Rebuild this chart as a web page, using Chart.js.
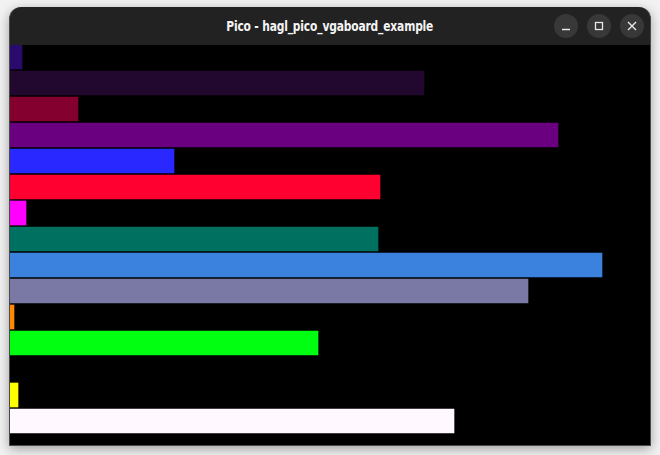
<!DOCTYPE html>
<html lang="en">
<head>
  <meta charset="utf-8" />
  <title>Pico - hagl_pico_vgaboard_example</title>
  <script src="https://cdn.jsdelivr.net/npm/chart.js@4.4.1/dist/chart.umd.min.js"></script>
  <style>
    *{box-sizing:border-box;}
    html,body{margin:0;width:660px;height:455px;overflow:hidden;background:#f2f2f2;}
    .win{position:absolute;left:9px;top:7px;width:642px;height:439px;background:#222;border:1px solid #4a4a4a;border-top:none;
      border-radius:12px 12px 0 0;box-shadow:0 3px 12px rgba(0,0,0,.35);overflow:hidden;}
    .title{position:absolute;left:0;right:0;top:0;height:38px;text-align:center;color:#f4f4f4;
      font:bold 14px "DejaVu Sans Condensed","DejaVu Sans",sans-serif;line-height:38px;}
    .title span{display:inline-block;transform:scaleX(0.85);letter-spacing:-0.2px;}
    .btn{position:absolute;top:7px;width:24px;height:24px;border-radius:50%;background:#383838;}
    .btn svg{position:absolute;left:0;top:0;}
    .screen{position:absolute;left:0;top:38px;width:640px;height:400px;background:#000;overflow:hidden;}
    .screen .box{position:absolute;left:0;top:-1px;width:640px;height:416px;}
  </style>
</head>
<body>
  <div class="win">
    <div class="title"><span>Pico - hagl_pico_vgaboard_example</span></div>
    <div class="btn" style="left:544px"><svg width="24" height="24"><line x1="8" y1="15.5" x2="16" y2="15.5" stroke="#e8e8e8" stroke-width="1.5"/></svg></div>
    <div class="btn" style="left:577px"><svg width="24" height="24"><rect x="8.5" y="8.5" width="7" height="7" fill="none" stroke="#e8e8e8" stroke-width="1.3"/></svg></div>
    <div class="btn" style="left:610px"><svg width="24" height="24"><path d="M8 8 L16 16 M16 8 L8 16" stroke="#e8e8e8" stroke-width="1.4"/></svg></div>
    <div class="screen"><div class="box"><canvas id="bars"></canvas></div></div>
  </div>

  <script>
    // one row per colour, values are bar lengths in screen pixels (0..640)
    const rows = ['indigo', 'aubergine', 'crimson', 'purple', 'blue', 'red', 'magenta', 'teal',
                  'sky', 'lavender', 'orange', 'green', 'black', 'yellow', 'white', 'blank'];
    const lengths = [12, 414, 68, 548, 164, 370, 16, 368, 592, 518, 4, 308, 0, 8, 444, 0];
    const colors = ['#2a0a6c', '#22082e', '#84002e', '#6a0080', '#2828ff', '#ff0030', '#ff00ff', '#007060',
                    '#3a82de', '#7a78a4', '#ff8a00', '#00ff10', '#000000', '#ffff00', '#fff8ff', '#000000'];
    const screenWidth = 640;

    new Chart(document.getElementById('bars'), {
      type: 'bar',
      data: { labels: rows, datasets: [{ data: lengths, backgroundColor: colors, borderWidth: 0, barThickness: 24 }] },
      options: {
        indexAxis: 'y', responsive: true, maintainAspectRatio: false, animation: false,
        layout: { padding: 0 },
        plugins: { legend: { display: false }, tooltip: { enabled: false } },
        scales: {
          x: { display: false, min: 0, max: screenWidth },
          y: { display: false }
        }
      }
    });
  </script>
</body>
</html>
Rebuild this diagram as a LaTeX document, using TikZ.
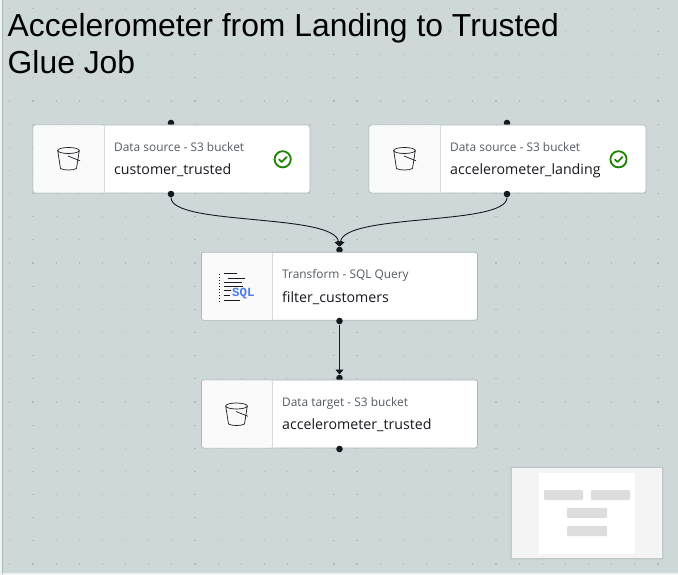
\documentclass[tikz,border=0pt]{standalone}
\usepackage{fontspec}
\setmainfont{Open Sans}
\newfontfamily\titlefont{Liberation Sans}
\newfontfamily\sqlfont{Liberation Mono}
\usetikzlibrary{arrows.meta}
\definecolor{canvas}{HTML}{CFD8D8}
\definecolor{griddot}{HTML}{B0BABA}
\definecolor{edgeline}{HTML}{AAB7B8}
\definecolor{panel}{HTML}{FAFAFA}
\definecolor{divider}{HTML}{D5DBDB}
\definecolor{kindtext}{HTML}{545B64}
\definecolor{nametext}{HTML}{16191F}
\definecolor{portdark}{HTML}{16191F}
\definecolor{okgreen}{HTML}{1D8102}
\definecolor{sqlblue}{HTML}{4A7BEC}
\definecolor{mapbg}{HTML}{F4F4F4}
\definecolor{mapbar}{HTML}{DDDDDD}
\tikzset{
  gluebox/.style={draw=edgeline,line width=.8pt,fill=white,rounded corners=2.5pt,minimum height=68pt,inner sep=0pt},
  gluepanel/.style={fill=panel,rounded corners=2pt},
  kind/.style={anchor=base west,inner sep=0pt,text=kindtext,font=\fontsize{11.9}{14}\selectfont},
  jobname/.style={anchor=base west,inner sep=0pt,text=nametext,font=\fontsize{14.2}{17}\selectfont},
  port/.style={circle,fill=portdark,inner sep=0pt,minimum size=6.6pt},
  flow/.style={draw=portdark,line width=.9pt,-{Triangle[length=5pt,width=8pt]}},
  bucket/.style={draw=nametext,line width=.7pt,line join=round},
  iconline/.style={draw=nametext,line width=.9pt},
  okmark/.style={draw=okgreen,line width=1.5pt,line cap=round,line join=round},
  mapitem/.style={fill=mapbar,rounded corners=1pt}
}
\begin{document}
\begin{tikzpicture}[x=1pt,y=-1pt]
\useasboundingbox (0,0) rectangle (678,575);
\fill[canvas] (0,0) rectangle (678,575);
\fill[white!70!canvas] (0,0) rectangle (2,575);
\draw[edgeline,line width=.8pt] (2.4,0) -- (2.4,573);
\fill[white!70!canvas] (2.8,573) rectangle (678,575);
% grid
\foreach \i in {0,...,29}{\foreach \j in {0,...,24}{
  \fill[griddot] ({9.8+23.15*\i-.6},{8.4+23.15*\j-.6}) rectangle ++(1.2,1.2);
}}
% title
\node[anchor=base west,inner sep=0pt,align=left,font=\titlefont\fontsize{31.85}{37.5}\selectfont] (title) at (7.5,74)
  {Accelerometer from Landing to Trusted\\Glue Job};
% top ports sit behind the boxes
\node[port] (p1t) at (171,123) {};
\node[port] (p2t) at (507,123) {};
\node[port] (p3t) at (339.5,250) {};
\node[port] (p4t) at (339.5,378) {};
% boxes
\node[gluebox,minimum width=277pt] (b1) at (171.5,159) {};
\node[gluebox,minimum width=277pt] (b2) at (507.5,159) {};
\node[gluebox,minimum width=276pt] (b3) at (339.5,286.3) {};
\node[gluebox,minimum width=276pt] (b4) at (339.5,414) {};
% left panels
\foreach \bx/\by/\dx in {33.5/125.5/104, 369.5/125.5/440, 202/252.8/272, 202/380.5/272}{
  \fill[gluepanel] (\bx,\by) rectangle (\dx,\by+67);
  \draw[divider,line width=1pt] (\dx,\by) -- (\dx,\by+67);
}
% bottom ports
\node[port] (p1b) at (171,194) {};
\node[port] (p2b) at (507,194) {};
\node[port] (p3b) at (339.5,321) {};
\node[port] (p4b) at (339.5,449) {};
% connectors
\draw[flow] (p1b) .. controls (171,226) and (335,213) .. (p3t);
\draw[flow] (p2b) .. controls (507,226) and (344,213) .. (p3t);
\draw[flow] (p3b) -- (p4t);
% labels
\node[kind] (k1) at (114,151.5) {Data source - S3 bucket};
\node[jobname] (n1) at (114,174.6) {customer\_trusted};
\node[kind] (k2) at (450,151.3) {Data source - S3 bucket};
\node[jobname] (n2) at (450,174.2) {accelerometer\_landing};
\node[kind] (k3) at (282,278.3) {Transform - SQL Query};
\node[jobname] (n3) at (282,302.2) {filter\_customers};
\node[kind] (k4) at (282,406.3) {Data target - S3 bucket};
\node[jobname] (n4) at (282,429.2) {accelerometer\_trusted};
% bucket icons
\foreach \ox/\oy in {0/0, 336/0, 168/255.5}{
\begin{scope}[shift={(\ox,\oy)}]
  \draw[bucket] (68.5,150.5) ellipse [x radius=10.8,y radius=3];
  \draw[bucket] (57.7,150.5) -- (60.5,168.5) .. controls (63,170.5) and (74,170.5) .. (76.5,168.5) -- (79.3,150.5);
  \draw[bucket] (68,156) -- (80,160.8);
\end{scope}}
% check marks
\foreach \cx/\cy in {282.7/159.3, 618.5/159.3}{
  \draw[okmark,line width=1.8pt] (\cx,\cy) circle [radius=8.1];
  \draw[okmark,line width=1.7pt] (\cx-3.6,\cy+.2) -- (\cx-1,\cy+2.7) -- (\cx+4,\cy-2.4);
}
% SQL icon
\foreach \yy in {273.5,276.5,...,300.5}{\fill[nametext] (218.7,\yy) rectangle ++(1,1);}
\draw[iconline] (223.5,273.5) -- (236.5,273.5);
\draw[iconline] (228,278) -- (245,278);
\draw[iconline] (223.5,282.3) -- (241.5,282.3);
\draw[iconline] (223.5,286.3) -- (243,286.3);
\draw[iconline] (223.5,290.3) -- (230.5,290.3);
\draw[iconline] (223.5,295.5) -- (230,295.5);
\draw[iconline] (223.5,300) -- (239.5,300);
\node[anchor=base west,inner sep=0pt,text=sqlblue,font=\sqlfont\bfseries\fontsize{12.4}{14}\selectfont] (sql) at (232,296.5) {SQL};
% minimap
\fill[black,opacity=.03] (510,466) rectangle (664,560);
\fill[black,opacity=.04] (511,467) rectangle (663,559);
\fill[mapbg] (512,468) rectangle (662,557.7);
\fill[white] (539,473) rectangle (635,553.5);
\fill[mapitem] (544,490) rectangle (583,500);
\fill[mapitem] (591,490) rectangle (630,500);
\fill[mapitem] (567,508) rectangle (607,518);
\fill[mapitem] (567,526) rectangle (607,536);
\end{tikzpicture}
\end{document}
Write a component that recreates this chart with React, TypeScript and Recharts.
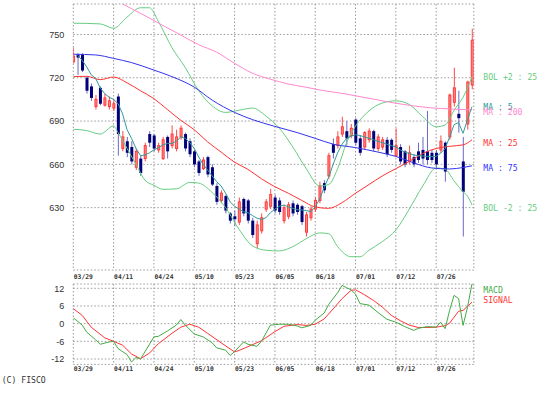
import React from 'react';
import { ComposedChart, Bar, Line, XAxis, YAxis, CartesianGrid } from 'recharts';

const dateLabels = ['03/29', '04/11', '04/24', '05/10', '05/23', '06/05', '06/18', '07/01', '07/12', '07/26'];
const dateIdx = [0, 9, 18, 27, 36, 45, 54, 63, 72, 81];
const priceTicks = [630, 660, 690, 720, 750];
const macdTicks = [12, 6, 0, -6, -12];

const opens = [731, 736, 736, 720, 714, 700, 713, 701, 700, 699, 707, 671, 676, 672, 658, 664, 664, 681, 680, 670, 664, 679, 673, 671, 679, 681, 676, 669, 662, 657, 665, 658, 645, 635, 638, 626, 624, 620, 636, 635, 621, 605, 614, 629, 631, 637, 635, 621, 624, 633, 632, 631, 613, 623, 629, 635, 647, 652, 674, 673, 681, 683, 680, 691, 678, 672, 677, 683, 671, 672, 677, 677, 666, 672, 669, 662, 665, 669, 670, 669, 668, 668, 670, 675, 679, 703, 695, 662, 688, 715];
const highs = [741, 737, 737, 721, 716, 708, 714, 709, 707, 705, 709, 683, 679, 676, 671, 666, 675, 683, 681, 675, 679, 680, 687, 684, 687, 682, 678, 670, 663, 665, 666, 660, 647, 642, 639, 627, 628, 637, 637, 636, 623, 621, 626, 636, 643, 639, 637, 632, 634, 635, 633, 632, 627, 631, 637, 648, 649, 668, 678, 683, 693, 690, 688, 692, 680, 683, 685, 684, 681, 679, 679, 678, 685, 674, 670, 673, 667, 675, 679, 697, 670, 670, 680, 676, 709, 727, 711, 679, 718, 754];
const lows = [730, 722, 724, 709, 704, 698, 701, 700, 698, 697, 666, 669, 665, 660, 656, 652, 662, 672, 669, 668, 663, 664, 671, 669, 677, 669, 665, 658, 652, 656, 651, 645, 632, 633, 626, 619, 617, 618, 624, 619, 609, 602, 612, 627, 629, 626, 625, 619, 622, 624, 625, 618, 610, 621, 627, 633, 640, 650, 664, 671, 679, 673, 678, 673, 666, 670, 675, 669, 669, 670, 665, 668, 665, 660, 658, 660, 658, 661, 660, 660, 661, 657, 668, 648, 677, 700, 682, 610, 684, 712];
const closes = [735, 734, 725, 711, 706, 705, 702, 706, 704, 702, 681, 679, 668, 662, 669, 654, 673, 675, 671, 673, 677, 669, 681, 679, 685, 671, 667, 660, 654, 663, 653, 646, 634, 640, 628, 621, 622, 634, 626, 621, 611, 618, 623, 634, 639, 628, 627, 630, 632, 626, 627, 620, 625, 629, 635, 645, 642, 666, 668, 679, 686, 678, 685, 675, 668, 682, 683, 671, 679, 677, 667, 670, 673, 662, 660, 668, 660, 663, 664, 663, 663, 660, 676, 655, 708, 713, 692, 641, 717, 746];

const ma5Pts = [[1,735.5],[2,732],[3,727.5],[4,722],[5,719.5],[6,713],[7,709],[8,706.5],[9,705],[10,702],[11,695],[12,684],[13,678],[14,671],[15,666],[16,666.5],[17,668],[18,670],[19,671.5],[20,673.5],[21,674.5],[22,674.5],[23,676],[24,679],[25,678],[26,675],[27,671],[28,665],[29,660],[30,656],[31,652],[32,648],[33,645],[34,640],[35,634],[36,631],[37,629],[38,627.2],[39,626.5],[40,624.5],[41,622.7],[42,621.8],[43,623],[44,626.5],[45,629],[46,631],[47,631.8],[48,630.5],[49,629.5],[50,628.5],[51,628.4],[52,628],[53,627.2],[54,630.5],[55,636],[56,644],[57,651],[58,660],[59,668],[60,674],[61,678],[62,679.5],[63,680.5],[64,680],[65,679],[66,678],[67,677],[68,676],[69,675],[70,674],[71,673],[72,672],[73,670],[74,668.5],[75,667.5],[76,666.5],[77,666],[78,665.8],[79,665.5],[80,665.4],[81,665.5],[82,667.7],[83,671],[84,679],[85,687.5],[86,689],[87,681.5],[88,691],[89,700]];
const ma25Pts = [[0,720.8],[3,721],[6,718.7],[9,720.5],[12,716.5],[15,711],[18,705.5],[21,698],[24,690.5],[27,684],[30,675.5],[33,668.5],[36,661.5],[39,656.5],[42,650],[45,644.5],[48,640],[51,635],[54,630.5],[57,629.5],[60,633.5],[63,640],[66,646],[69,652],[72,657],[75,662],[78,667.5],[81,671],[84,672.5],[87,673.5],[89,677]];
const ma75Pts = [[0,736.3],[5,735.8],[9,733.4],[13,730.5],[18,725.3],[22,720.8],[27,713.5],[31,704.5],[36,696],[40,691],[45,686.3],[50,682],[54,678],[58,674],[63,671.6],[68,668.5],[72,665.5],[76,661],[80,657.5],[84,656.8],[87,657.8],[89,659]];
const ma200Pts = [[10,773],[12,769.5],[16,763],[20,756.2],[24,749.6],[28,742.9],[32,737.7],[36,730],[40,723.1],[44,719],[48,715.7],[52,713.4],[56,711],[60,709.2],[64,706.9],[68,704.6],[72,702.3],[76,700.5],[80,699.1],[84,698.4],[89,697.7]];
const bolUpPts = [[0,757.8],[6,757.3],[9,754.3],[12,762],[15,768.5],[17,768.5],[19,759],[22,741],[25,727],[28,711],[31,700.5],[34,696],[37,697.5],[40,699],[43,693.5],[46,685],[49,672],[52,657],[55,645],[57,646],[59,657],[61,675],[63,686.5],[66,697],[69,702.5],[72,704],[75,701.5],[78,693],[81,686],[83,687.3],[85,697.5],[87,706.5],[89,720.5]];
const bolLoPts = [[0,684.3],[3,683.4],[6,681],[9,686.6],[10,682],[12,671],[14,660],[16,649],[18,645.5],[20,642.7],[23,643],[26,647.5],[28,647],[31,640.5],[34,630],[37,615],[40,603.5],[43,600.5],[46,600],[49,603],[52,608.5],[55,612.5],[57,612],[59,603],[62,596],[64,596],[66,600.5],[69,606.5],[72,614.5],[75,629],[78,645],[81,657.5],[83,656.6],[85,648.5],[87,641],[88,638],[89,631.8]];
const macdPts = [[0,2],[2,-0.5],[3,-2.9],[5,-5.5],[6,-7],[8,-6.2],[9,-6],[10,-8.5],[12,-10.5],[13,-13],[14,-11.5],[15,-12],[16,-9.5],[18,-4.5],[19,-4.3],[21,-2.5],[23,-0.5],[24,1.4],[25,-0.5],[27,-3.5],[29,-4.5],[31,-6.5],[32,-8.2],[34,-9],[35,-10.8],[36,-9.5],[38,-6.2],[39,-7],[41,-7.7],[42,-6],[44,-0.5],[46,-0.2],[48,-0.2],[50,-0.8],[51,-1.4],[53,-0.6],[54,1.2],[56,3.6],[57,6.5],[59,10.5],[60,13],[61,12.2],[62,11.5],[63,10],[64,6.8],[66,6.3],[68,3.8],[70,1.5],[72,0.5],[74,-1],[76,-2.3],[77,-1.6],[79,-1],[81,-1.2],[82,0.5],[83,-1.7],[84,4.5],[85,9.6],[86,8.5],[87,-0.6],[88,5.6],[89,13.6]];
const signalPts = [[0,5.1],[2,2.8],[4,-1.2],[7,-4.8],[9,-6],[11,-7.3],[13,-10.3],[15,-11.9],[17,-10],[19,-6.8],[22,-3.3],[24,-1.2],[26,-0.2],[28,-1.2],[30,-3.3],[33,-6.5],[36,-9.6],[37,-9.1],[39,-7.8],[42,-5.8],[45,-2.7],[47,-0.9],[50,-0.3],[52,-0.6],[54,-0.2],[56,1.6],[58,5],[60,8.5],[62,11.3],[63,11.5],[65,9.8],[67,7.9],[69,5.6],[71,2.8],[73,1],[75,-0.5],[77,-1.3],[79,-1.3],[81,-1.2],[83,-0.7],[84,0.2],[85,2.2],[86,4.2],[87,4.5],[89,7.3]];

const toMap = (pts: number[][]) => {
  const m: Record<number, number> = {};
  pts.forEach(([i, v]) => { m[i] = v; });
  return m;
};
const mMa5 = toMap(ma5Pts), mMa25 = toMap(ma25Pts), mMa75 = toMap(ma75Pts), mMa200 = toMap(ma200Pts);
const mUp = toMap(bolUpPts), mLo = toMap(bolLoPts), mMacd = toMap(macdPts), mSig = toMap(signalPts);

const rows = opens.map((o, i) => ({
  i, o, h: highs[i], l: lows[i], c: closes[i],
  ma5: mMa5[i] ?? null, ma25: mMa25[i] ?? null, ma75: mMa75[i] ?? null, ma200: mMa200[i] ?? null,
  bu: mUp[i] ?? null, bl: mLo[i] ?? null,
}));
const macdRows = opens.map((_, i) => ({ i, macd: mMacd[i] ?? null, sig: mSig[i] ?? null }));

const Candle = (props: any) => {
  const { x, y, width, height, payload } = props;
  if (!payload || height == null) return null;
  const { o, h, l, c } = payload;
  const cx = x + width / 2;
  const py = (v: number) => y + ((h - v) / (h - l)) * height;
  const up = c >= o;
  const top = py(Math.max(o, c));
  const bot = py(Math.min(o, c));
  if (up) {
    return (
      <g>
        <line x1={cx} x2={cx} y1={py(h)} y2={py(l)} stroke="#ff4a4a" strokeWidth={1} />
        <rect x={cx - 1} y={top} width={2} height={Math.max(1, bot - top)} fill="#ff8a8a" stroke="#ff3a3a" strokeWidth={1} />
      </g>
    );
  }
  return (
    <g>
      <line x1={cx} x2={cx} y1={py(h)} y2={py(l)} stroke="#6a6ac4" strokeWidth={1} />
      <rect x={cx - 1.5} y={top} width={3} height={Math.max(1, bot - top)} fill="#00007a" />
    </g>
  );
};

const DateTick = (dy: number) => (props: any) => {
  const { x, y, payload } = props;
  const k = dateIdx.indexOf(payload.value);
  return (
    <text x={x + 0.5} y={y + dy} textAnchor="start" fontFamily="DejaVu Sans Mono" fontWeight="bold" fontSize={6.5} fill="#333" textLength={19} lengthAdjust="spacingAndGlyphs">
      {dateLabels[k]}
    </text>
  );
};

const ValTick = (props: any) => {
  const { x, y, payload } = props;
  return (
    <text x={x - 9} y={y + 3.2} textAnchor="end" fontFamily="Liberation Sans, Arial, sans-serif" fontSize={9} fill="#333">
      {String(payload.value)}
    </text>
  );
};

const gridStyle = { stroke: '#9a9a9a', strokeDasharray: '1.5 2' };
const legend = [
  { t: 'BOL +2 : 25', y: 76.7, c: '#66cc80' },
  { t: 'MA : 5', y: 106.7, c: '#339999' },
  { t: 'MA : 200', y: 111.7, c: '#ff88cc' },
  { t: 'MA : 25', y: 142.3, c: '#ff3333' },
  { t: 'MA : 75', y: 167.7, c: '#3333ff' },
  { t: 'BOL -2 : 25', y: 207.3, c: '#66cc80' },
  { t: 'MACD', y: 289.3, c: '#44aa44' },
  { t: 'SIGNAL', y: 299.3, c: '#ff3333' },
];

export default function App() {
  return (
    <div style={{ position: 'absolute', left: 0, top: 0, width: 551, height: 397, background: '#fff', overflow: 'hidden' }}>
      <div style={{ position: 'absolute', left: 0, top: 0 }}>
        <ComposedChart width={551} height={285} data={rows} margin={{ top: 4, right: 77.2, bottom: 0, left: 0 }}>
          <CartesianGrid {...gridStyle} />
          <XAxis dataKey="i" type="number" domain={[0, 89.4]} allowDataOverflow ticks={dateIdx} interval={0}
            tick={DateTick(8.9)} tickLine={false} axisLine={false} height={15} tickSize={0} tickMargin={0} />
          <YAxis type="number" domain={[586.8, 771.1]} allowDataOverflow ticks={priceTicks} interval={0}
            tick={ValTick} tickLine={false} axisLine={false} width={73.3} tickSize={0} tickMargin={0} />
          <Bar dataKey={(d: any) => [d.l, d.h]} shape={Candle} barSize={3} isAnimationActive={false} />
          <Line type="monotone" dataKey="bu" stroke="#66cc80" strokeWidth={1} dot={false} connectNulls isAnimationActive={false} />
          <Line type="monotone" dataKey="bl" stroke="#66cc80" strokeWidth={1} dot={false} connectNulls isAnimationActive={false} />
          <Line type="monotone" dataKey="ma200" stroke="#ff88cc" strokeWidth={1} dot={false} connectNulls isAnimationActive={false} />
          <Line type="monotone" dataKey="ma75" stroke="#3333ee" strokeWidth={1} dot={false} connectNulls isAnimationActive={false} />
          <Line type="monotone" dataKey="ma25" stroke="#ff3333" strokeWidth={1} dot={false} connectNulls isAnimationActive={false} />
          <Line type="linear" dataKey="ma5" stroke="#339999" strokeWidth={1} dot={false} connectNulls isAnimationActive={false} />
        </ComposedChart>
      </div>
      <div style={{ position: 'absolute', left: 0, top: 270 }}>
        <ComposedChart width={551} height={110} data={macdRows} margin={{ top: 14, right: 77.2, bottom: 0, left: 0 }}>
          <CartesianGrid {...gridStyle} />
          <XAxis dataKey="i" type="number" domain={[0, 89.4]} allowDataOverflow ticks={dateIdx} interval={0}
            tick={DateTick(7)} tickLine={false} axisLine={false} height={15.6} tickSize={0} tickMargin={0} />
          <YAxis type="number" domain={[-13.83, 13.46]} allowDataOverflow ticks={macdTicks} interval={0}
            tick={ValTick} tickLine={false} axisLine={false} width={73.3} tickSize={0} tickMargin={0} />
          <Line type="linear" dataKey="sig" stroke="#ff3333" strokeWidth={1} dot={false} connectNulls isAnimationActive={false} />
          <Line type="linear" dataKey="macd" stroke="#44aa44" strokeWidth={1} dot={false} connectNulls isAnimationActive={false} />
        </ComposedChart>
      </div>
      <svg width={551} height={397} style={{ position: 'absolute', left: 0, top: 0, pointerEvents: 'none' }}>
        {legend.map((g) => (
          <text key={g.t} x={483.3} y={g.y + 3.3} fontFamily="DejaVu Sans Mono" fontSize={9} fill={g.c}
            textLength={g.t.length * 4.9} lengthAdjust="spacingAndGlyphs">{g.t}</text>
        ))}
        <text x={1.7} y={383.3} fontFamily="DejaVu Sans Mono" fontSize={9} fill="#333" textLength={44} lengthAdjust="spacingAndGlyphs">(C) FISCO</text>
      </svg>
    </div>
  );
}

——

To do: Start with the line that includes "Write a component" and finish with the line that includes "const macdTicks = [12, 6, 0, -6, -12];": reproduce those lines exactly, nothing before or after, and omit any pictures.

Worked answer:
Write a component that recreates this chart with React, TypeScript and Recharts.
import React from 'react';
import { ComposedChart, Bar, Line, XAxis, YAxis, CartesianGrid } from 'recharts';

const dateLabels = ['03/29', '04/11', '04/24', '05/10', '05/23', '06/05', '06/18', '07/01', '07/12', '07/26'];
const dateIdx = [0, 9, 18, 27, 36, 45, 54, 63, 72, 81];
const priceTicks = [630, 660, 690, 720, 750];
const macdTicks = [12, 6, 0, -6, -12];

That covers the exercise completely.